As for the remainder of the German forces, it was believed that they were stretched out very much in even proportion, without any thin places, from the Meuse to Alsace.
Now, as a matter of fact, the German forces were in no such disposition. 1. The Germans had added to every army corps a reserve division. 2. They had brought through the Belgian plains a very much larger number than seven army corps: they had brought nine. 3. They had further brought against Namur yet another four army corps through the Ardennes, the woods of which helped to hide their progress from air reconnaissance. To all this mass of thirteen army corps, each army corps half as large again as the active or first line allowed for, add some imperfectly trained but certainly large bodies of independent cavalry. We cannot accurately say what the total numbers of this vast body were, but we can be perfectly certain that more than 700,000 men were massed in this region of Namur. The enemy was coming on, not four against three, but certainly seven against three, and perhaps eight or even nine against three.
The real situation was that given in the accompanying diagram (Sketch 43).
Five corps, each with its extra division, were massed under von Kluck, and called the 1st German Army. Four more, including the Guards, were present with von Buelow, and stretched up to and against the first defences of Namur. Now, around the corner of that fortress, two Saxon corps, a Wurtemberg corps, a Magdeburg corps, and a corps of reserve under the Duke of Wurtemberg formed the 3rd Army, the right wing of which opposed the forts of Namur, the rest of which stretched along the line of the Meuse.
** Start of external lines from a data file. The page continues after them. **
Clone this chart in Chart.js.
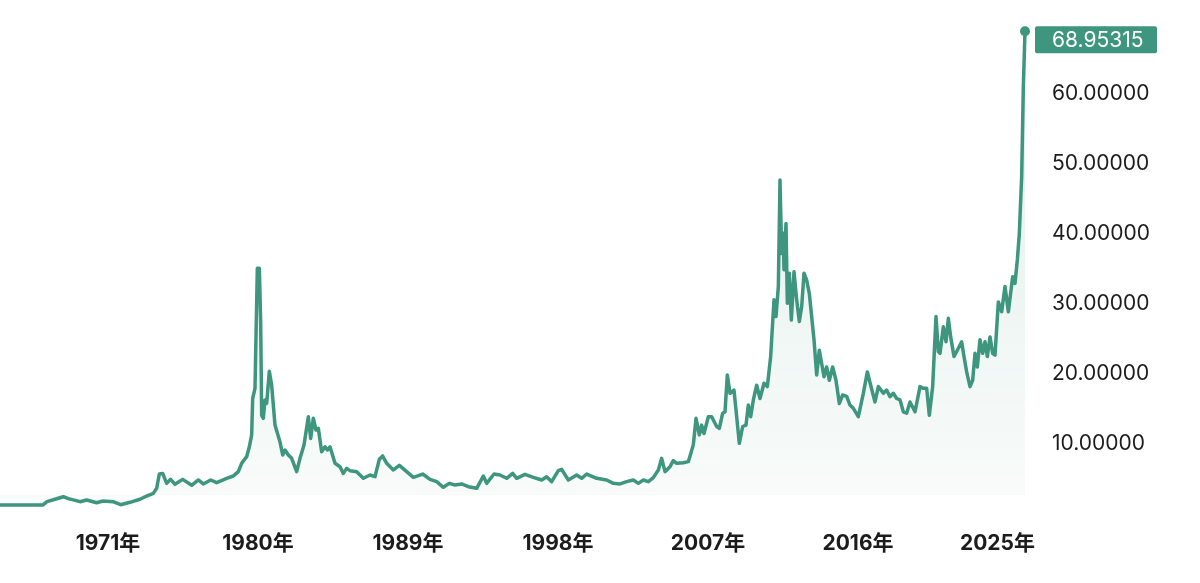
<!DOCTYPE html>
<html>
<head>
<meta charset="utf-8">
<script src="https://cdn.jsdelivr.net/npm/chart.js@4.4.1/dist/chart.umd.min.js"></script>
<style>
  html, body { margin: 0; padding: 0; background: #fff; }
  #wrap { width: 1200px; height: 583px; position: relative; }
</style>
</head>
<body>
<div id="wrap"><canvas id="silverChart"></canvas></div>
<script>
// Silver price history (USD / oz)

// decimal years
const years = [
    1964.52, 1967.10, 1967.34, 1967.82, 1968.32, 1968.62, 1969.32, 1969.72, 1970.32, 1970.70,
    1971.30, 1971.76, 1972.32, 1972.92, 1973.32, 1973.72, 1973.92, 1974.08, 1974.28, 1974.52,
    1974.76, 1975.02, 1975.48, 1976.02, 1976.42, 1976.72, 1977.16, 1977.52, 1978.12, 1978.52,
    1978.82, 1979.02, 1979.32, 1979.48, 1979.62, 1979.68, 1979.82, 1979.96, 1980.08, 1980.16,
    1980.22, 1980.32, 1980.42, 1980.52, 1980.68, 1980.82, 1981.02, 1981.32, 1981.48, 1981.62,
    1981.82, 1982.02, 1982.32, 1982.52, 1982.76, 1983.02, 1983.16, 1983.32, 1983.48, 1983.62,
    1983.82, 1984.02, 1984.16, 1984.32, 1984.62, 1984.92, 1985.12, 1985.32, 1985.52, 1985.92,
    1986.32, 1986.72, 1987.02, 1987.28, 1987.48, 1987.72, 1988.12, 1988.48, 1988.92, 1989.32,
    1989.88, 1990.32, 1990.72, 1991.12, 1991.48, 1991.82, 1992.22, 1992.62, 1993.12, 1993.52,
    1993.72, 1994.16, 1994.52, 1994.92, 1995.28, 1995.52, 1996.02, 1996.52, 1997.02, 1997.32,
    1997.62, 1998.02, 1998.22, 1998.62, 1999.12, 1999.42, 1999.72, 2000.32, 2000.92, 2001.32,
    2001.72, 2002.12, 2002.52, 2002.82, 2003.12, 2003.42, 2003.72, 2004.02, 2004.22, 2004.42,
    2004.72, 2004.92, 2005.12, 2005.52, 2005.82, 2006.12, 2006.28, 2006.48, 2006.62, 2006.76,
    2007.02, 2007.22, 2007.52, 2007.68, 2007.88, 2008.02, 2008.16, 2008.32, 2008.56, 2008.72,
    2008.88, 2009.08, 2009.28, 2009.42, 2009.56, 2009.72, 2009.92, 2010.12, 2010.36, 2010.56,
    2010.76, 2010.96, 2011.08, 2011.22, 2011.32, 2011.42, 2011.52, 2011.56, 2011.68, 2011.76,
    2011.88, 2012.00, 2012.16, 2012.32, 2012.48, 2012.62, 2012.76, 2012.92, 2013.08, 2013.22,
    2013.36, 2013.52, 2013.68, 2013.82, 2013.96, 2014.12, 2014.28, 2014.48, 2014.68, 2014.88,
    2015.08, 2015.32, 2015.52, 2015.72, 2016.02, 2016.32, 2016.56, 2016.76, 2017.02, 2017.22,
    2017.52, 2017.72, 2017.92, 2018.12, 2018.32, 2018.52, 2018.72, 2018.92, 2019.12, 2019.42,
    2019.72, 2019.92, 2020.12, 2020.28, 2020.48, 2020.68, 2020.82, 2020.92, 2021.12, 2021.28,
    2021.42, 2021.56, 2021.76, 2021.96, 2022.22, 2022.36, 2022.52, 2022.72, 2022.88, 2023.02,
    2023.16, 2023.32, 2023.48, 2023.62, 2023.76, 2023.92, 2024.08, 2024.22, 2024.42, 2024.62,
    2024.82, 2025.02, 2025.28, 2025.42, 2025.56, 2025.68, 2025.82, 2025.92, 2026.02
];

const prices = [
    1.29, 1.29, 1.76, 2.10, 2.47, 2.19, 1.76, 2.00, 1.60, 1.86,
    1.76, 1.33, 1.67, 2.10, 2.57, 2.95, 3.67, 5.71, 5.80, 4.38,
    4.95, 4.24, 4.95, 4.10, 4.86, 4.29, 4.86, 4.48, 5.10, 5.43,
    6.05, 7.24, 8.19, 9.60, 11.30, 16.50, 17.95, 35.10, 35.10, 27.50,
    14.10, 13.67, 16.30, 15.80, 20.40, 18.40, 12.70, 10.30, 8.43, 9.14,
    8.43, 7.95, 6.05, 7.95, 9.86, 13.90, 10.80, 13.67, 12.00, 12.24,
    8.90, 9.60, 9.14, 9.60, 7.24, 6.76, 5.80, 6.52, 6.19, 6.05,
    5.10, 5.57, 5.33, 7.81, 8.29, 7.24, 6.29, 6.95, 6.05, 5.24,
    5.71, 4.95, 4.62, 3.81, 4.38, 4.14, 4.29, 3.90, 3.67, 5.43,
    4.38, 5.71, 5.57, 5.10, 5.81, 5.10, 5.67, 5.24, 4.86, 5.33,
    4.62, 6.19, 6.38, 4.86, 5.57, 5.10, 5.71, 5.10, 4.86, 4.38,
    4.29, 4.62, 4.86, 4.38, 4.86, 4.62, 5.19, 6.29, 7.95, 6.05,
    6.76, 7.62, 7.24, 7.33, 7.48, 9.90, 13.67, 11.30, 12.70, 11.50,
    13.90, 13.90, 12.50, 12.24, 14.40, 14.60, 19.86, 17.24, 17.70, 13.90,
    10.10, 12.50, 12.70, 15.57, 13.90, 16.30, 18.40, 16.50, 18.67, 18.20,
    22.50, 30.60, 28.20, 32.50, 47.70, 37.20, 40.10, 34.90, 41.50, 30.10,
    34.40, 27.70, 34.60, 30.60, 27.50, 29.60, 34.40, 33.40, 31.50, 28.20,
    24.90, 19.86, 23.40, 21.50, 19.60, 21.00, 19.10, 21.00, 19.10, 15.80,
    17.00, 16.80, 15.57, 15.10, 13.90, 17.24, 20.30, 18.40, 16.00, 18.20,
    17.24, 17.70, 16.76, 17.24, 16.50, 16.30, 14.60, 14.40, 16.00, 14.60,
    18.20, 17.95, 17.95, 14.10, 18.20, 28.20, 23.20, 22.95, 26.76, 24.60,
    27.95, 25.30, 22.50, 23.40, 24.60, 22.50, 20.30, 18.20, 19.10, 22.95,
    21.00, 24.90, 22.95, 24.60, 22.50, 25.30, 22.95, 22.70, 30.30, 28.90,
    32.50, 28.90, 33.90, 32.95, 36.30, 40.10, 48.20, 61.00, 68.95315
];

const xTickYears = [1971, 1980, 1989, 1998, 2007, 2016, 2025];
const yTickValues = [10, 20, 30, 40, 50, 60];

const LINE_COLOR = '#3d967d';
const LABEL_FONT = 'Inter, "Noto Sans CJK SC", sans-serif';

// gradient under the line, built once the chart area is known
function areaFill(context) {
    const chart = context.chart;
    const area = chart.chartArea;
    if (!area) return 'rgba(61,150,125,0.06)';
    const g = chart.ctx.createLinearGradient(0, area.top, 0, area.bottom);
    g.addColorStop(0, 'rgba(61,150,125,0.16)');
    g.addColorStop(1, 'rgba(61,150,125,0.03)');
    return g;
}

// green tag with the latest price, right of the last point
const lastValueTag = {
    id: 'lastValueTag',
    afterDatasetsDraw(chart) {
        const meta = chart.getDatasetMeta(0);
        const pt = meta.data[meta.data.length - 1];
        if (!pt) return;
        const ctx = chart.ctx;
        const right = chart.chartArea.right;
        const top = pt.y - 5;
        ctx.save();
        ctx.fillStyle = LINE_COLOR;
        ctx.beginPath();
        ctx.roundRect(right + 10, top, 122, 27, 2);
        ctx.fill();
        ctx.fillStyle = '#ffffff';
        ctx.font = '21px ' + LABEL_FONT;
        ctx.textAlign = 'left';
        ctx.textBaseline = 'middle';
        ctx.fillText(prices[prices.length - 1].toFixed(5), right + 27, top + 14);
        ctx.restore();
    }
};

function createSilverChart(canvasId) {
    try {
        const el = document.getElementById(canvasId);
        if (!el) return null;
        const lastIndex = prices.length - 1;

        return new Chart(el, {
            type: 'line',
            data: {
                datasets: [{
                    data: years.map((y, i) => ({ x: y, y: prices[i] })),
                    borderColor: LINE_COLOR,
                    borderWidth: 3.5,
                    borderJoinStyle: 'round',
                    backgroundColor: areaFill,
                    fill: { value: 2.7 },
                    tension: 0,
                    clip: 6,
                    pointRadius: ctx => ctx.dataIndex === lastIndex ? 5 : 0,
                    pointBackgroundColor: LINE_COLOR,
                    pointBorderWidth: 0,
                    pointHoverRadius: 0
                }]
            },
            options: {
                responsive: true,
                maintainAspectRatio: false,
                animation: false,
                layout: {
                    autoPadding: false,
                    padding: { top: 24, left: 0, right: 0, bottom: 0 }
                },
                plugins: {
                    legend: { display: false },
                    tooltip: { enabled: false }
                },
                scales: {
                    x: {
                        type: 'linear',
                        min: years[0],
                        max: years[years.length - 1],
                        grid: { display: false, drawTicks: false },
                        border: { display: false },
                        afterBuildTicks: axis => {
                            axis.ticks = xTickYears.map(v => ({ value: v }));
                        },
                        afterFit: axis => {
                            axis.height = 69;
                            axis.paddingLeft = 0;
                            axis.paddingRight = 0;
                        },
                        ticks: {
                            autoSkip: false,
                            maxRotation: 0,
                            padding: 17,
                            color: '#1c1c1c',
                            font: { family: LABEL_FONT, size: 21, weight: 'bold' },
                            // last label sits a little to the left in the original
                            callback: v => v === 2025 ? v + '年\u2002\u2002' : v + '年'
                        }
                    },
                    y: {
                        position: 'right',
                        min: 0,
                        max: 70,
                        grid: { display: false, drawTicks: false },
                        border: { display: false },
                        afterBuildTicks: axis => {
                            axis.ticks = yTickValues.map(v => ({ value: v }));
                        },
                        afterFit: axis => {
                            axis.width = 175;
                            axis.paddingTop = 0;
                            axis.paddingBottom = 0;
                        },
                        ticks: {
                            crossAlign: 'near',
                            padding: 27,
                            color: '#1c1c1c',
                            font: { family: LABEL_FONT, size: 21 },
                            callback: v => Number(v).toFixed(5)
                        }
                    }
                }
            },
            plugins: [lastValueTag]
        });
    } catch (error) {
        console.error('Error creating silver chart:', error);
        return null;
    }
}

window.silverChart = createSilverChart('silverChart');
</script>
</body>
</html>
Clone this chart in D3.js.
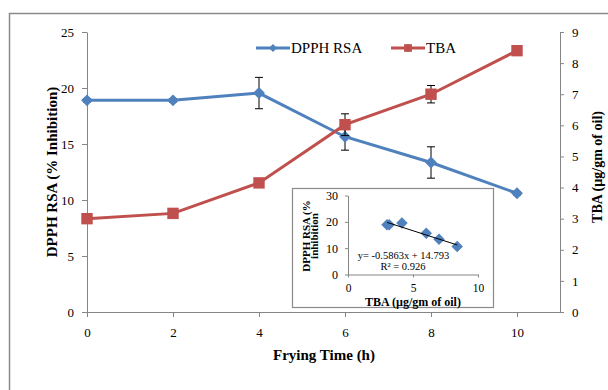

Even if the forts of Namur had held out, the position of so hopelessly inferior a body as was the Franco-British force, in face of such overwhelming numbers, would have been perilous in the extreme. With the forts of Namur abandoned almost at the first blow, the peril was more than a peril. It had become almost certain disaster.
Sketch 43.
With the fall of Namur, the angle between the rivers—that is, the crossings of the rivers at their most difficult part where they were broadest—was in the hands of the enemy, and the whole French body, the 4th and 5th Armies, was at some time on that Saturday falling back.